Loudon, Loudon County (WVLT) - Imagine a summer in East Tennessee without fresh apples, pears, peaches, berries, and grapes at roadside stands and markets everywhere.
There's a serious concern that that could be a reality.
The warm weather has been really welcome for most people ready for spring. It's really helped everything to begin growing including most of the fruit crop.
The problem is the expected cold could kill it all.
The recent warm weather has really gotten the vines of area grape producers like the Tennessee Valley Winery growing into the spring season.
"We're about a week or ten days ahead of schedule, usually they don't come out until about April 15th," explains Tom Reed, Vice President at Tennesse Valley Winery.
But with impending cold weather coming back, it could have more than a chilling effect on the area's grape crop.
"If it's going to be down in the low 20's, it's really going to pretty much destroy the grape crop in Tennessee this year," Reed says.
The cold is expected to affect more than just the grape crop. Area strawberry producers are covering or irrigating water on top of them to put an ice shield on them to keep them protected, to a point.
"Once it gets on down there to like 24, one report was 21, just throw that out the window. It doesn't help," says Loudon County Extension Service Agent John Goddard.
Nearly all the areas fruit crop is at risk from the cold, especially peaches.
"Everybody in the state right now that has a vineyard is freaking out pretty much," says Goddard.
"Twenty five degrees for thirty minutes then we could have a 90 percent kill," adds Reed.
Grape growers like Tom Reed say they'll be doing everything they can over the next few days to protect their crops.

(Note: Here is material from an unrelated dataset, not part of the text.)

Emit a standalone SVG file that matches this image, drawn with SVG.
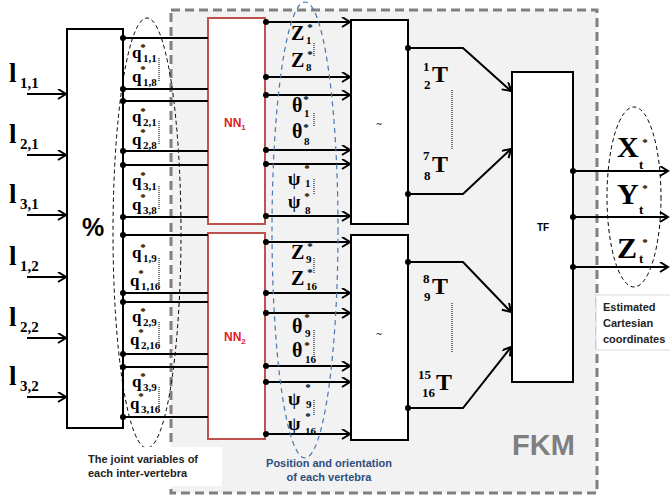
<svg xmlns="http://www.w3.org/2000/svg" width="670" height="499" viewBox="0 0 670 499">
<defs>
<marker id="arr" markerUnits="userSpaceOnUse" markerWidth="12" markerHeight="12" refX="9" refY="5" orient="auto">
<path d="M1,0 L9,5 L1,10" fill="none" stroke="#000" stroke-width="2"/>
</marker>
<style>
.box{fill:#fff;stroke:#000;stroke-width:2}
.nn{fill:#fff;stroke:#c0504d;stroke-width:2}
.ln{stroke:#000;stroke-width:2;fill:none}
.ar{stroke:#000;stroke-width:2;fill:none;marker-end:url(#arr)}
.dot{fill:#000}
.dotl{stroke:#333;stroke-width:1.3;stroke-dasharray:1 1}
.m{font-family:"Liberation Serif",serif;font-weight:bold;fill:#000}
.q{font-size:17px}
.s{font-size:11px}
.st{font-size:11px;text-anchor:middle}
.g{font-size:20px}
.p{font-size:18px}
.T{font-size:24px}
.ts{font-size:13px}
.big{font-size:30px}
.l{font-size:27px}
.ls{font-size:15px}
.sans{font-family:"Liberation Sans",Arial,sans-serif;font-weight:bold}
.cap{font-family:"Liberation Sans",Arial,sans-serif;font-weight:bold;font-size:11px;fill:#222}
.blue{font-family:"Liberation Sans",Arial,sans-serif;font-weight:bold;font-size:11px;fill:#2f4d7e;text-anchor:middle}
</style>
</defs>

<g id="fkm">
<rect x="171" y="10" width="426" height="483" fill="#f2f2f2" stroke="#808080" stroke-width="3" stroke-dasharray="9 5"/>
<text class="sans" x="512" y="455" font-size="29" fill="#7f7f7f">FKM</text>
</g>

<g id="percent">
<rect class="box" x="67" y="29" width="56" height="399"/>
<text x="82" y="236" font-family="'Liberation Sans',sans-serif" font-weight="bold" font-size="25">%</text>
</g>
<g id="nn1">
<rect class="nn" x="208" y="18" width="57" height="206"/>
<text class="sans" x="224" y="127" font-size="12" fill="#e0201c">NN<tspan font-size="8" dy="3">1</tspan></text>
</g>
<g id="nn2">
<rect class="nn" x="208" y="233" width="57" height="206"/>
<text class="sans" x="224" y="341" font-size="12" fill="#e0201c">NN<tspan font-size="8" dy="3">2</tspan></text>
</g>
<g id="tilde1">
<rect class="box" x="351" y="20" width="57" height="204"/>
<text x="379" y="127" font-family="'DejaVu Sans',sans-serif" font-size="8" text-anchor="middle">~</text>
</g>
<g id="tilde2">
<rect class="box" x="351" y="235" width="57" height="205"/>
<text x="379" y="337" font-family="'DejaVu Sans',sans-serif" font-size="8" text-anchor="middle">~</text>
</g>
<g id="tf">
<rect class="box" x="512" y="72" width="61" height="310"/>
<text class="sans" x="543" y="231" font-size="10" text-anchor="middle">TF</text>
</g>

<g id="connectors">
<line class="ar" x1="27" y1="94" x2="66" y2="94"/>
<line class="ar" x1="27" y1="155" x2="66" y2="155"/>
<line class="ar" x1="27" y1="215" x2="66" y2="215"/>
<line class="ar" x1="27" y1="277" x2="66" y2="277"/>
<line class="ar" x1="27" y1="338" x2="66" y2="338"/>
<line class="ar" x1="27" y1="397" x2="66" y2="397"/>

<path class="ln" d="M123,38H208M123,89H208M123,101H208M123,151H208M123,165H208M123,217H208M123,235H208M123,293H208M123,302H208M123,354H208M123,367H208M123,417H208"/>
<g class="dot">
<circle cx="123" cy="38" r="3"/><circle cx="123" cy="89" r="3"/><circle cx="123" cy="101" r="3"/><circle cx="123" cy="151" r="3"/><circle cx="123" cy="165" r="3"/><circle cx="123" cy="217" r="3"/><circle cx="123" cy="235" r="3"/><circle cx="123" cy="293" r="3"/><circle cx="123" cy="302" r="3"/><circle cx="123" cy="354" r="3"/><circle cx="123" cy="367" r="3"/><circle cx="123" cy="417" r="3"/>
</g>

<line class="ar" x1="266" y1="22" x2="350" y2="22"/>
<line class="ar" x1="266" y1="77" x2="350" y2="77"/>
<line class="ar" x1="266" y1="95" x2="350" y2="95"/>
<line class="ar" x1="266" y1="150" x2="350" y2="150"/>
<line class="ar" x1="266" y1="164" x2="350" y2="164"/>
<line class="ar" x1="266" y1="216" x2="350" y2="216"/>
<line class="ar" x1="266" y1="242" x2="350" y2="242"/>
<line class="ar" x1="266" y1="293" x2="350" y2="293"/>
<line class="ar" x1="266" y1="313" x2="350" y2="313"/>
<line class="ar" x1="266" y1="366" x2="350" y2="366"/>
<line class="ar" x1="266" y1="382" x2="350" y2="382"/>
<line class="ar" x1="266" y1="434" x2="350" y2="434"/>
<g class="dot">
<circle cx="266" cy="22" r="3"/><circle cx="266" cy="77" r="3"/><circle cx="266" cy="95" r="3"/><circle cx="266" cy="150" r="3"/><circle cx="266" cy="164" r="3"/><circle cx="266" cy="216" r="3"/>
<circle cx="266" cy="242" r="3"/><circle cx="266" cy="293" r="3"/><circle cx="266" cy="313" r="3"/><circle cx="266" cy="366" r="3"/><circle cx="266" cy="382" r="3"/><circle cx="266" cy="434" r="3"/>
</g>

<polyline class="ar" points="408,48 463,48 511,91"/>
<polyline class="ar" points="408,194 463,194 511,149"/>
<polyline class="ar" points="408,262 463,262 511,312"/>
<polyline class="ar" points="408,408 463,408 511,347"/>
<g class="dot">
<circle cx="408" cy="48" r="3"/><circle cx="408" cy="194" r="3"/><circle cx="408" cy="262" r="3"/><circle cx="408" cy="408" r="3"/>
</g>

<line class="ar" x1="573" y1="171" x2="668" y2="171"/>
<line class="ar" x1="573" y1="217" x2="668" y2="217"/>
<line class="ar" x1="573" y1="267" x2="668" y2="267"/>
<g class="dot">
<circle cx="573" cy="171" r="3"/><circle cx="573" cy="217" r="3"/><circle cx="573" cy="267" r="3"/>
</g>
</g>

<g id="input-labels" class="m">
<text class="l" x="9" y="82">l</text><text class="ls" x="20" y="88">1,1</text>
<text class="l" x="9" y="143">l</text><text class="ls" x="20" y="149">2,1</text>
<text class="l" x="9" y="203">l</text><text class="ls" x="20" y="209">3,1</text>
<text class="l" x="9" y="265">l</text><text class="ls" x="20" y="271">1,2</text>
<text class="l" x="9" y="326">l</text><text class="ls" x="20" y="332">2,2</text>
<text class="l" x="9" y="385">l</text><text class="ls" x="20" y="391">3,2</text>
</g>

<g id="q-labels" class="m">
<text class="q" x="132" y="58">q</text><text class="st" x="143" y="51">*</text><text class="s" x="143" y="62">1,1</text>
<text class="q" x="132" y="82">q</text><text class="st" x="143" y="73">*</text><text class="s" x="143" y="86">1,8</text>
<text class="q" x="132" y="122">q</text><text class="st" x="143" y="115">*</text><text class="s" x="143" y="126">2,1</text>
<text class="q" x="132" y="145">q</text><text class="st" x="143" y="136">*</text><text class="s" x="143" y="149">2,8</text>
<text class="q" x="132" y="186">q</text><text class="st" x="143" y="179">*</text><text class="s" x="143" y="190">3,1</text>
<text class="q" x="132" y="210">q</text><text class="st" x="143" y="201">*</text><text class="s" x="143" y="214">3,8</text>
<text class="q" x="132" y="258">q</text><text class="st" x="143" y="251">*</text><text class="s" x="143" y="262">1,9</text>
<text class="q" x="130" y="286">q</text><text class="st" x="141" y="277">*</text><text class="s" x="141" y="290">1,16</text>
<text class="q" x="132" y="322">q</text><text class="st" x="143" y="315">*</text><text class="s" x="143" y="326">2,9</text>
<text class="q" x="130" y="345">q</text><text class="st" x="141" y="336">*</text><text class="s" x="141" y="349">2,16</text>
<text class="q" x="132" y="387">q</text><text class="st" x="143" y="380">*</text><text class="s" x="143" y="391">3,9</text>
<text class="q" x="130" y="409">q</text><text class="st" x="141" y="400">*</text><text class="s" x="141" y="413">3,16</text>
</g>
<g id="q-dots">
<line class="dotl" x1="159" y1="58" x2="159" y2="82"/>
<line class="dotl" x1="159" y1="121" x2="159" y2="145"/>
<line class="dotl" x1="159" y1="186" x2="159" y2="210"/>
<line class="dotl" x1="159" y1="258" x2="159" y2="286"/>
<line class="dotl" x1="159" y1="322" x2="159" y2="345"/>
<line class="dotl" x1="159" y1="387" x2="159" y2="409"/>
</g>

<g id="pose-labels" class="m">
<text class="g" x="291" y="40">Z</text><text class="st" x="310" y="31">*</text><text class="s" x="306" y="44">1</text>
<text class="g" x="291" y="67">Z</text><text class="st" x="310" y="58">*</text><text class="s" x="306" y="71">8</text>
<text class="g" x="292" y="112">θ</text><text class="st" x="306" y="103">*</text><text class="s" x="304" y="117">1</text>
<text class="g" x="292" y="138">θ</text><text class="st" x="306" y="131" font-size="10">*</text><text class="s" x="304" y="145">8</text>
<text class="p" x="288" y="185">ψ</text><text class="st" x="307" y="172">*</text><text class="s" x="305" y="187">1</text>
<text class="p" x="288" y="208">ψ</text><text class="st" x="307" y="200" font-size="10">*</text><text class="s" x="305" y="214">8</text>

<text class="g" x="291" y="259">Z</text><text class="st" x="310" y="250">*</text><text class="s" x="306" y="263">9</text>
<text class="g" x="291" y="285">Z</text><text class="st" x="310" y="276">*</text><text class="s" x="306" y="290">16</text>
<text class="g" x="292" y="333">θ</text><text class="st" x="307" y="321">*</text><text class="s" x="305" y="337">9</text>
<text class="g" x="292" y="357">θ</text><text class="st" x="307" y="349" font-size="10">*</text><text class="s" x="305" y="363">16</text>
<text class="p" x="288" y="405">ψ</text><text class="st" x="308" y="391">*</text><text class="s" x="306" y="408">9</text>
<text class="p" x="288" y="430">ψ</text><text class="st" x="308" y="420" font-size="10">*</text><text class="s" x="305" y="435">16</text>
</g>
<g id="pose-dots">
<line class="dotl" x1="314" y1="43" x2="314" y2="57"/>
<line class="dotl" x1="314" y1="113" x2="314" y2="126"/>
<line class="dotl" x1="314" y1="179" x2="314" y2="194"/>
<line class="dotl" x1="314" y1="258" x2="314" y2="273"/>
<line class="dotl" x1="314" y1="330" x2="314" y2="357"/>
<line class="dotl" x1="314" y1="400" x2="314" y2="416"/>
</g>

<g id="t-labels" class="m">
<text class="ts" x="423" y="71">1</text><text class="T" x="432" y="82">T</text><text class="ts" x="424" y="89">2</text>
<text class="ts" x="423" y="160">7</text><text class="T" x="432" y="172">T</text><text class="ts" x="424" y="180">8</text>
<text class="ts" x="423" y="283">8</text><text class="T" x="432" y="294">T</text><text class="ts" x="424" y="301">9</text>
<text class="ts" x="418" y="379">15</text><text class="T" x="436" y="390">T</text><text class="ts" x="422" y="397">16</text>
<line class="dotl" x1="452" y1="90" x2="452" y2="150"/>
<line class="dotl" x1="452" y1="303" x2="452" y2="353"/>
</g>

<g id="xyz-labels" class="m">
<text class="big" x="617" y="157">X</text><text class="st" x="645" y="146" font-size="13">*</text><text class="ts" x="639" y="169">t</text>
<text class="big" x="617" y="204">Y</text><text class="st" x="645" y="192" font-size="13">*</text><text class="ts" x="639" y="214">t</text>
<text class="big" x="617" y="258">Z</text><text class="st" x="645" y="246" font-size="13">*</text><text class="ts" x="639" y="263">t</text>
</g>

<g id="groupings">
<ellipse cx="147" cy="233" rx="34" ry="215" fill="none" stroke="#000" stroke-width="1" stroke-dasharray="4 3"/>
<ellipse cx="305" cy="230" rx="33" ry="228" fill="none" stroke="#4a76b0" stroke-width="1.2" stroke-dasharray="5 4"/>
<ellipse cx="634" cy="197" rx="27" ry="90" fill="none" stroke="#000" stroke-width="1" stroke-dasharray="4 3"/>
</g>

<g id="joint-note">
<rect x="78" y="447" width="144" height="39" fill="#fff"/>
<text class="cap" x="88" y="463">The joint variables of</text>
<text class="cap" x="88" y="477">each inter-vertebra</text>
</g>
<g id="pose-note">
<text class="blue" x="329" y="467">Position and orientation</text>
<text class="blue" x="329" y="481">of each vertebra</text>
</g>
<g id="output-note">
<rect x="596" y="295" width="76" height="55" fill="#fff" stroke="#d9d9d9" stroke-width="1"/>
<text class="cap" x="603" y="311" font-size="10.5">Estimated</text>
<text class="cap" x="603" y="327" font-size="10.5">Cartesian</text>
<text class="cap" x="603" y="343" font-size="10.5">coordinates</text>
</g>
</svg>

"There's wind machines, smudge pots, overhead irrigation that works down to about 26 degrees but once it gets down below that, nothing really helps protect them," says Reed.
As Reed and others keep their fingers crossed, they know a major freeze could affect more than just this year. "It sets back the vineyard at least two years, sometimes three to five years."
Goddard says if there is a silver lining to it all it could help thin the apple crop which will help grow bigger apples.
Now many people have the habit of putting out their green bean seeds on Good Friday.
Goddard says you may want to hold back on that planting for about a week until this cold spell is gone.